Berbeda dengan perjalanan seorang Cina dalam buku karya I Tsing yang diterjemahkan ke dalam bahasa Inggris dengan judul “momoir” dan Record, I Tsing mengisahkan perjalanannya dari Cina ke anak benua India dan kembali dari anak benua India langsung ke Cina. Setelah ia selesai belajar agama di Sriwijaya dalam perjalanan menuju India, I Tsing kemudian singgah pula di Bandar Melayu yang dalam Tambo Silsilah Rajo-rajo Minangkabau dan Tambo Bungka Nan Piawai menyebutkan Bandar Melayu adalah Kualo Batang Hari. Di sanalah I Tsing menetap selama 2 bulan. Semasa itu di Kuala Batang Hari berkedudukan seorang raja di Malayu Tapi Aie yang berada di daerah Jambi dengan gelar kebesaran rajanya Datuak Rajo Malayu/Datuak Rajo Malayu Tapi Aie.
Batang sungai yang sehiliran ini mencatat banyak sejarah penting dari masa ke masa, De Greve abad ke-18 sedangkan perjalanan I Tsing di abad ke-7. Secara tidak langsung menjelaskan bagaimana pentingnya jalur tersebut sejak lama, bukan hanya semata tentang perjalanan rombongan ekspedisi bangsa Eropa semata, lebih dari itu adalah perjalanan spiritual yang sarat dengan nilai-nilai rohani.
Sungai-sungai sejak dahulu telah menjadi akses utama perjalanan, baik berdagang, perang dan perjalanan mencari ilmu. Sejarah-sejarah tersebut layak menjadi suatu bukti warisan peradaban di suatu daerah, sebab jati diri sebuah bangsa dapat dilihat dari seberapa pedulinya mereka terhadap warisan budayanya. Batang Kuantan sebagaimana yang banyak dicatat para peneliti ataupun sejarawan adalah akses ke lumbung kekayaan alam. Di mana di tempat ini juga pernah direncanakan jalur kereta api jalur Sawahlunto-Riau, guna memuluskan moda transportasi perdagangan dan pertambangan. Namun tinggal jejak berlumut dan angan yang tak sampai. Bila bicara Batang Kuantan, pastilah tak lepas dari banyaknya persinggahan peradaban di sana. Perjalanan-perjalanan sarat makna kehidupan dan kekuasaan.

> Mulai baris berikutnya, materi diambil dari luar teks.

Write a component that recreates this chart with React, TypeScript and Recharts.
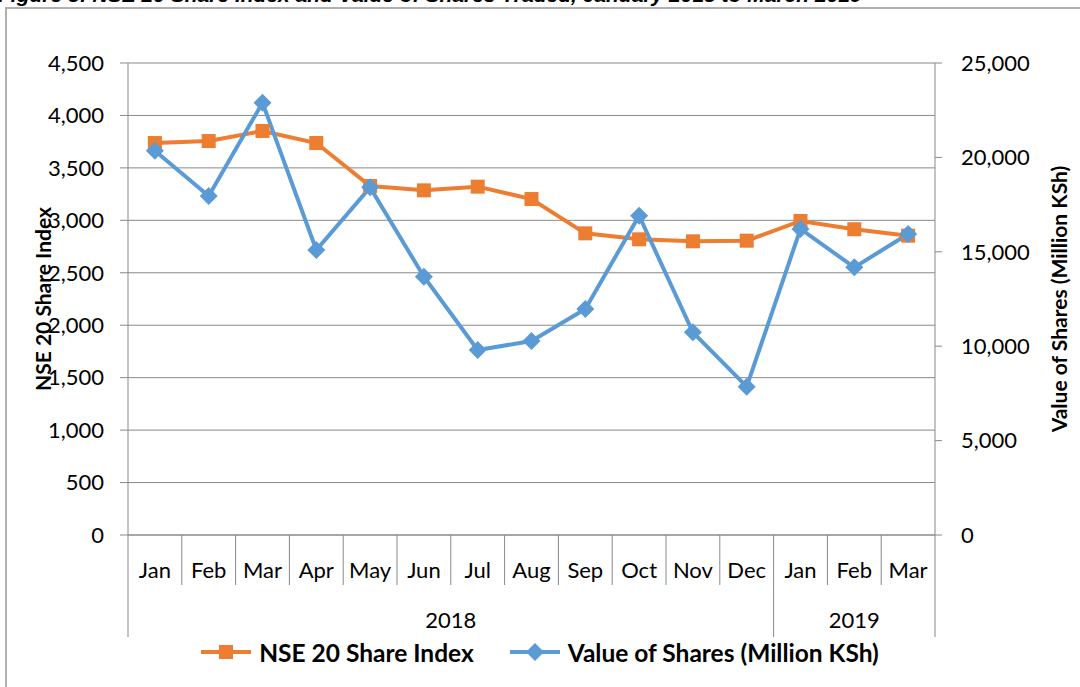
import React from "react";
import { CartesianGrid, Legend, Line, LineChart, XAxis, YAxis } from "recharts";

const months = ["Jan", "Feb", "Mar", "Apr", "May", "Jun", "Jul", "Aug", "Sep", "Oct", "Nov", "Dec", "Jan", "Feb", "Mar"];
const years = ["2018", "2018", "2018", "2018", "2018", "2018", "2018", "2018", "2018", "2018", "2018", "2018", "2019", "2019", "2019"];
const nseIndex = [3737, 3756, 3852, 3737, 3327, 3286, 3321, 3203, 2876, 2819, 2800, 2806, 2994, 2915, 2854];
const shareValue = [20355, 17956, 22899, 15095, 18414, 13683, 9799, 10275, 11970, 16913, 10734, 7857, 16208, 14177, 15943];
const leftTicks = [0, 500, 1000, 1500, 2000, 2500, 3000, 3500, 4000, 4500];
const rightTicks = [0, 5000, 10000, 15000, 20000, 25000];

const data = months.map((month, i) => ({
  month,
  year: years[i],
  nse: nseIndex[i],
  value: shareValue[i],
}));

const W = 1080;
const H = 687;
const LEFT_W = 128;
const RIGHT_W = 145;
const BAND = (W - LEFT_W - RIGHT_W) / months.length;
const GRAY = "#898989";
const ORANGE = "#ED7D31";
const BLUE = "#5B9BD5";
const FONT = "Lato, 'Open Sans', sans-serif";

const fmt = (v: number) => v.toLocaleString("en-US");

const MonthTick = (props: any) => {
  const { x, y, payload } = props;
  const i = payload.index;
  const left = x - BAND / 2;
  const right = x + BAND / 2;
  const newYear = i === 0 || years[i] !== years[i - 1];
  const count = years.filter((yy) => yy === years[i]).length;
  return (
    <g>
      <line x1={left} x2={left} y1={y} y2={y + (newYear ? 102 : 50)} stroke={GRAY} />
      {i === months.length - 1 && <line x1={right} x2={right} y1={y} y2={y + 102} stroke={GRAY} />}
      <text x={x} y={y + 34} textAnchor="middle" dominantBaseline="central" fontSize={22} fontFamily={FONT} fill="#000">
        {payload.value}
      </text>
      {newYear && (
        <text x={left + (count * BAND) / 2} y={y + 84} textAnchor="middle" dominantBaseline="central" fontSize={22} fontFamily={FONT} fill="#000">
          {years[i]}
        </text>
      )}
    </g>
  );
};

const Square = (props: any) => {
  const { cx, cy } = props;
  return <rect x={cx - 7} y={cy - 7} width={14} height={14} fill={ORANGE} />;
};

const Diamond = (props: any) => {
  const { cx, cy } = props;
  return <polygon points={`${cx},${cy - 9} ${cx + 9},${cy} ${cx},${cy + 9} ${cx - 9},${cy}`} fill={BLUE} />;
};

const LegendContent = (props: any) => {
  const items = props.payload || [];
  return (
    <div style={{ display: "flex", justifyContent: "center", alignItems: "center", height: 30, gap: 36 }}>
      {items.map((it: any) => (
        <div key={it.value} style={{ display: "flex", alignItems: "center" }}>
          <svg width={50} height={20}>
            <line x1={0} x2={50} y1={10} y2={10} stroke={it.color} strokeWidth={4} />
            {it.dataKey === "nse" ? (
              <rect x={18} y={3} width={14} height={14} fill={it.color} />
            ) : (
              <polygon points="25,1 34,10 25,19 16,10" fill={it.color} />
            )}
          </svg>
          <span style={{ marginLeft: 8, fontFamily: FONT, fontWeight: 700, fontSize: 24.5, color: "#000" }}>{it.value}</span>
        </div>
      ))}
    </div>
  );
};

export default function App() {
  return (
    <div style={{ position: "fixed", left: 0, top: 0, width: W, height: H, overflow: "hidden", background: "#fff" }}>
      <div
        style={{
          position: "absolute",
          left: -2,
          top: -17,
          whiteSpace: "nowrap",
          fontFamily: "'Liberation Sans', Arial, sans-serif",
          fontWeight: 700,
          fontStyle: "italic",
          fontSize: 21,
          lineHeight: "24px",
        }}
      >
        Figure 8: NSE 20 Share Index and Value of Shares Traded, January 2018 to March 2019
      </div>
      <div style={{ position: "absolute", left: 5, top: 7, width: 1120, height: 720, border: "2px solid #b0b0b0" }} />
      <div style={{ position: "absolute", left: 0, top: 0 }}>
        <LineChart width={W} height={H} data={data} margin={{ top: 63, right: 0, bottom: 20, left: 0 }}>
          <CartesianGrid yAxisId="left" vertical={false} stroke={GRAY} />
          <XAxis
            dataKey="month"
            height={102}
            interval={0}
            padding={{ left: BAND / 2, right: BAND / 2 }}
            tickSize={0}
            tickMargin={0}
            tickLine={false}
            axisLine={{ stroke: GRAY }}
            tick={<MonthTick />}
          />
          <YAxis
            yAxisId="left"
            domain={[0, 4500]}
            ticks={leftTicks}
            width={LEFT_W}
            tickFormatter={fmt}
            tickSize={8}
            tickMargin={16}
            axisLine={{ stroke: GRAY }}
            tickLine={{ stroke: GRAY }}
            tick={{ fontSize: 22, fontFamily: FONT, fill: "#000" }}
            label={{
              content: ({ viewBox }: any) => (
                <text
                  transform={`translate(${viewBox.x + 42}, ${viewBox.y + viewBox.height / 2}) rotate(-90)`}
                  textAnchor="middle"
                  dominantBaseline="central"
                  fontFamily={FONT}
                  fontWeight={700}
                  fontSize={21}
                  fill="#000"
                >
                  NSE 20 Share Index
                </text>
              ),
            }}
          />
          <YAxis
            yAxisId="right"
            orientation="right"
            domain={[0, 25000]}
            ticks={rightTicks}
            width={RIGHT_W}
            tickFormatter={fmt}
            tickSize={7}
            tickMargin={19}
            axisLine={{ stroke: GRAY }}
            tickLine={{ stroke: GRAY }}
            tick={{ fontSize: 22, fontFamily: FONT, fill: "#000" }}
            label={{
              content: ({ viewBox }: any) => (
                <text
                  transform={`translate(${viewBox.x + 123}, ${viewBox.y + viewBox.height / 2}) rotate(-90)`}
                  textAnchor="middle"
                  dominantBaseline="central"
                  fontFamily={FONT}
                  fontWeight={700}
                  fontSize={21}
                  fill="#000"
                >
                  Value of Shares (Million KSh)
                </text>
              ),
            }}
          />
          <Legend verticalAlign="bottom" content={<LegendContent />} />
          <Line
            yAxisId="left"
            type="linear"
            dataKey="nse"
            name="NSE 20 Share Index"
            stroke={ORANGE}
            strokeWidth={4}
            dot={<Square />}
            activeDot={false}
            isAnimationActive={false}
          />
          <Line
            yAxisId="right"
            type="linear"
            dataKey="value"
            name="Value of Shares (Million KSh)"
            stroke={BLUE}
            strokeWidth={4}
            dot={<Diamond />}
            activeDot={false}
            isAnimationActive={false}
          />
        </LineChart>
      </div>
    </div>
  );
}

Namun bukankah masa lampau adalah suatu peristiwa yang patut diingat dan diwariskan? Batang Kuantan pantas mendapatkan perhatian itu; wisata ataupun warisan budaya. Tinggal bagaimana memolesnya menjadi sebuah wilayah yang layak dikunjungi sebagai tujuan wisata ataupun cagar budaya. Tapi, apa yang belum lansai dari Batang Kuantan, sehingga patut menimbang dan melihat kembali sejarahnya?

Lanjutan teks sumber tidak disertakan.